Begin at the line containing "Generate a component" and stop at the line containing "const transmissionMasked = [15, 65];"; copy those lines exactly, ends included, and nothing else.
-- begin --
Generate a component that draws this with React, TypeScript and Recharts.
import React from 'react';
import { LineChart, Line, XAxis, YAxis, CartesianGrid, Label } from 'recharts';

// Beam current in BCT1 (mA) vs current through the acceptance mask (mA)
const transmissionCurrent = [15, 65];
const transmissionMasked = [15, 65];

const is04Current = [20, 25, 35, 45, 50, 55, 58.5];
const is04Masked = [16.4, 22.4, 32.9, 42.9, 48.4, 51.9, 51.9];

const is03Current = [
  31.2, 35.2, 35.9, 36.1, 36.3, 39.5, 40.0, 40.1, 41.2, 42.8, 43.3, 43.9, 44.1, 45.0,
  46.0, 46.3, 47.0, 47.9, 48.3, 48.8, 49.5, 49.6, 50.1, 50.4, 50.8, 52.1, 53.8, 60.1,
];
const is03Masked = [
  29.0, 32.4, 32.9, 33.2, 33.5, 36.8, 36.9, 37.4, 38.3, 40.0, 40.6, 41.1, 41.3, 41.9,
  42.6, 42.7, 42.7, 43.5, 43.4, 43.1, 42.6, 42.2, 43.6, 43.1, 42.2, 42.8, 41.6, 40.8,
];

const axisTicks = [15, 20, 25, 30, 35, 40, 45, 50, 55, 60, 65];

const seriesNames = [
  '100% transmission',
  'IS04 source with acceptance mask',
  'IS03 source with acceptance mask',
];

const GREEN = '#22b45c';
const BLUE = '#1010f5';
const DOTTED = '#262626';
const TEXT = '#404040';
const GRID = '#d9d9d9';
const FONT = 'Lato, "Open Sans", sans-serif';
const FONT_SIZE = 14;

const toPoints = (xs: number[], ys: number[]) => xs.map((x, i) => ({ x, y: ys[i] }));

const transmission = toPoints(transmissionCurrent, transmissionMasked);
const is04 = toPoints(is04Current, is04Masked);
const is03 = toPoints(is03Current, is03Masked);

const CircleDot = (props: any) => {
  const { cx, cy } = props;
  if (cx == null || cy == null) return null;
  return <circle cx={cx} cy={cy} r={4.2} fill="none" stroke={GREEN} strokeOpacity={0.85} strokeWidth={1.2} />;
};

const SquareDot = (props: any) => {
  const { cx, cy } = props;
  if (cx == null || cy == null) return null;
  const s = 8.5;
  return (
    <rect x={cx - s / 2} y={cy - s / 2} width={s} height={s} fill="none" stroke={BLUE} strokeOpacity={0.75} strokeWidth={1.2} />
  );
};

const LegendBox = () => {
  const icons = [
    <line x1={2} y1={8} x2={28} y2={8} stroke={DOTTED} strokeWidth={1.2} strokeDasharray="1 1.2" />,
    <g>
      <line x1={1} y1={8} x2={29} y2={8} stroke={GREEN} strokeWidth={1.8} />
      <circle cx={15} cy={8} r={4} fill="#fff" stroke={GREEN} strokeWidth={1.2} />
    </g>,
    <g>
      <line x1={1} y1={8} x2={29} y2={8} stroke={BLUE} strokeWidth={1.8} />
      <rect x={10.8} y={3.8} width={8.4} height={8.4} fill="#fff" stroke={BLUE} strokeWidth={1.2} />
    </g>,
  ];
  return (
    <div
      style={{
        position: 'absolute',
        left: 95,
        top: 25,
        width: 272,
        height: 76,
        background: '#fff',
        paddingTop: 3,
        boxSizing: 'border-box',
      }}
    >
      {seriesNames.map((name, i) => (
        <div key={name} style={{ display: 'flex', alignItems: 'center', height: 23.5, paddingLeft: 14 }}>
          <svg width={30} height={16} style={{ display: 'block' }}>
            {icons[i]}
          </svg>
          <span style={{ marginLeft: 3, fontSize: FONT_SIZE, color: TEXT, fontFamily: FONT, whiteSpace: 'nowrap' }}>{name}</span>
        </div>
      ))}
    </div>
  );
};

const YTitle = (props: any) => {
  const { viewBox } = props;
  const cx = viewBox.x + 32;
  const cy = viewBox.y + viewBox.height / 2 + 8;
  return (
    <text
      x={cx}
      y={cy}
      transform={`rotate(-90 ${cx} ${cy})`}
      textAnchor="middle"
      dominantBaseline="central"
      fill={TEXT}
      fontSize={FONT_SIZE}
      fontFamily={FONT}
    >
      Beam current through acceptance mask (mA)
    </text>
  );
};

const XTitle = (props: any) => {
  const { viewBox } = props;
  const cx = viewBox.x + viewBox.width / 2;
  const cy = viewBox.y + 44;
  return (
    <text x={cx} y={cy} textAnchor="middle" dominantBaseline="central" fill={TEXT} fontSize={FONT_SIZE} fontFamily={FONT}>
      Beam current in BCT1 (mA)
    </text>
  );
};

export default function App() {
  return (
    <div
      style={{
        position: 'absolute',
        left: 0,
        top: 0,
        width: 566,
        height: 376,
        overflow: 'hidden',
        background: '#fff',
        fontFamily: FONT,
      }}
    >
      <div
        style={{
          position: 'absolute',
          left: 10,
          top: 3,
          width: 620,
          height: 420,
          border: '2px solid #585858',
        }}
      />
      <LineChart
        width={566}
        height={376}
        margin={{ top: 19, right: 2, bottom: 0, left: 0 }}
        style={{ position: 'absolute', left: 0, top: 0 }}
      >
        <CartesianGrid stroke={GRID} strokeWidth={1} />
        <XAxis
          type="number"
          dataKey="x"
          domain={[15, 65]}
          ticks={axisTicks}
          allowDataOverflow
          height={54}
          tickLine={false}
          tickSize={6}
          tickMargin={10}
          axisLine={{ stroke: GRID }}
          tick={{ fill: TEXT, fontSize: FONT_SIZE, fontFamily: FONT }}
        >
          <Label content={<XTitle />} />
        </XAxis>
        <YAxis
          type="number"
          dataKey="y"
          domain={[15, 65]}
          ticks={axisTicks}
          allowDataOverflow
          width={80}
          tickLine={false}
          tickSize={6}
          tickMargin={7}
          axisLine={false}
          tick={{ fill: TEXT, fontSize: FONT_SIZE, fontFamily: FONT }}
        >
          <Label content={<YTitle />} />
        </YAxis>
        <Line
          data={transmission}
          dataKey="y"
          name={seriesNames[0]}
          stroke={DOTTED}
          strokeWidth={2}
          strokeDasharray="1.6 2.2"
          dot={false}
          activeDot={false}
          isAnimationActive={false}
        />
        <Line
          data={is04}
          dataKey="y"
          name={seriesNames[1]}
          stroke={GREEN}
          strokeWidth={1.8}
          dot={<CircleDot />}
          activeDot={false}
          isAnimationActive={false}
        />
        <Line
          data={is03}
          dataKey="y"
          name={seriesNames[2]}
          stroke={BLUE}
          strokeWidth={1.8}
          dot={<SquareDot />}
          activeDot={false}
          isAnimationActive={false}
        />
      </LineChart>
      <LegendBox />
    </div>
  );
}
-- end --
-- begin --
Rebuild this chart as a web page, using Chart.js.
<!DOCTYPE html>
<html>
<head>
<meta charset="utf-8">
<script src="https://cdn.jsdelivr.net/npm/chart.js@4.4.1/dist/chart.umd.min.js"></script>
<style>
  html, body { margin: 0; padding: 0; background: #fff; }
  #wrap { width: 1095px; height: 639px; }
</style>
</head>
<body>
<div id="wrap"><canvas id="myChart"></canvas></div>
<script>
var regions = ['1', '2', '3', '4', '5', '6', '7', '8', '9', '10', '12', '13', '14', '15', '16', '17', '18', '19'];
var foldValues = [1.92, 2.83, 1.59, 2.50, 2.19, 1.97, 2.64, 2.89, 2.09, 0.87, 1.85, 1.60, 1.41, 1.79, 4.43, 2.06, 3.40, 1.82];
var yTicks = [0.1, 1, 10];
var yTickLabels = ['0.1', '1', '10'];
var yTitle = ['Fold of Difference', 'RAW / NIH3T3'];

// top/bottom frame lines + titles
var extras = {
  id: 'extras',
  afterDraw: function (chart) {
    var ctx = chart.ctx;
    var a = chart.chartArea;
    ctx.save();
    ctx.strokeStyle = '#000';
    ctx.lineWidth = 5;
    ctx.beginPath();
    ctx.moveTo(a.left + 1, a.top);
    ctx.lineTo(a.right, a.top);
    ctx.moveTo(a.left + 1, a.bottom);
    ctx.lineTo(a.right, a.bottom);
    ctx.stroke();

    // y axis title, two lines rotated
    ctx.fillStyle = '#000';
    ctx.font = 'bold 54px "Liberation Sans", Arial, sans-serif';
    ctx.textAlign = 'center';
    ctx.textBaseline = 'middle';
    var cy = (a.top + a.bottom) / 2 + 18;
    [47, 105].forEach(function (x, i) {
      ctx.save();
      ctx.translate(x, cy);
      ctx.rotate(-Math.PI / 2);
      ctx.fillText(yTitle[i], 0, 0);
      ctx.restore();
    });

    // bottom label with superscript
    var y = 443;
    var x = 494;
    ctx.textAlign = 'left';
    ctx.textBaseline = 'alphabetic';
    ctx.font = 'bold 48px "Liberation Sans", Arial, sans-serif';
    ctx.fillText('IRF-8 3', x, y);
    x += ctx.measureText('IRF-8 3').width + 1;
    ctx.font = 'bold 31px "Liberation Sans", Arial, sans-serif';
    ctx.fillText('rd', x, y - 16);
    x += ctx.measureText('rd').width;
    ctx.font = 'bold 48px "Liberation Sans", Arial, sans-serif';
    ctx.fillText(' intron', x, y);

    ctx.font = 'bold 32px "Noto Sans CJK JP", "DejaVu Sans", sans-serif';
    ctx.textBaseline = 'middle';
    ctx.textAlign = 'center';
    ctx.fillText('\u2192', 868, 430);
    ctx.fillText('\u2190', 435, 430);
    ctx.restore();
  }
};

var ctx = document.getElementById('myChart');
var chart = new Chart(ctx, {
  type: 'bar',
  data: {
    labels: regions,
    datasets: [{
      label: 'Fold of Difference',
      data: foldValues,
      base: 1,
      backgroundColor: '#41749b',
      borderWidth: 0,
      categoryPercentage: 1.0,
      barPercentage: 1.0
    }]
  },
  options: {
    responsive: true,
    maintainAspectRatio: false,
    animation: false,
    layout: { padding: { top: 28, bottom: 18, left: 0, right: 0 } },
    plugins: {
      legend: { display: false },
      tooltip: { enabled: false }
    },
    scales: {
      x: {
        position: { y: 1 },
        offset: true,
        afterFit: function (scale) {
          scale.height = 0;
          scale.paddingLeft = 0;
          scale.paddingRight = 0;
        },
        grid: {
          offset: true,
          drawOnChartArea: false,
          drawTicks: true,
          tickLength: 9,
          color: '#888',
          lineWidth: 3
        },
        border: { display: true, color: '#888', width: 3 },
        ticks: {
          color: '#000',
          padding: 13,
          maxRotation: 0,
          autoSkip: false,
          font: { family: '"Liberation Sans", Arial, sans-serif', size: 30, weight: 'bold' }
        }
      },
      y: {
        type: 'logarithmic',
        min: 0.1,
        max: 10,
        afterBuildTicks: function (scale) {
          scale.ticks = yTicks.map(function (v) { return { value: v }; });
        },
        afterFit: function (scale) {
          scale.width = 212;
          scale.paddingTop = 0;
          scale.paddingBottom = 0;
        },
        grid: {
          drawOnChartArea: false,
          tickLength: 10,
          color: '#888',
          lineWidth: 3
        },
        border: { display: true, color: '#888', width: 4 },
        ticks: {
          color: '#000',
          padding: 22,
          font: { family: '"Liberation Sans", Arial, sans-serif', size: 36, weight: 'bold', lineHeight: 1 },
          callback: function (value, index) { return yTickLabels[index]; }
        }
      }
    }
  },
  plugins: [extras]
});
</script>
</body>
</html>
-- end --
● THE RESULT
Generate a component that draws this with React, TypeScript and Recharts.
import React from 'react';
import { LineChart, Line, XAxis, YAxis, CartesianGrid, Label } from 'recharts';

// Beam current in BCT1 (mA) vs current through the acceptance mask (mA)
const transmissionCurrent = [15, 65];
const transmissionMasked = [15, 65];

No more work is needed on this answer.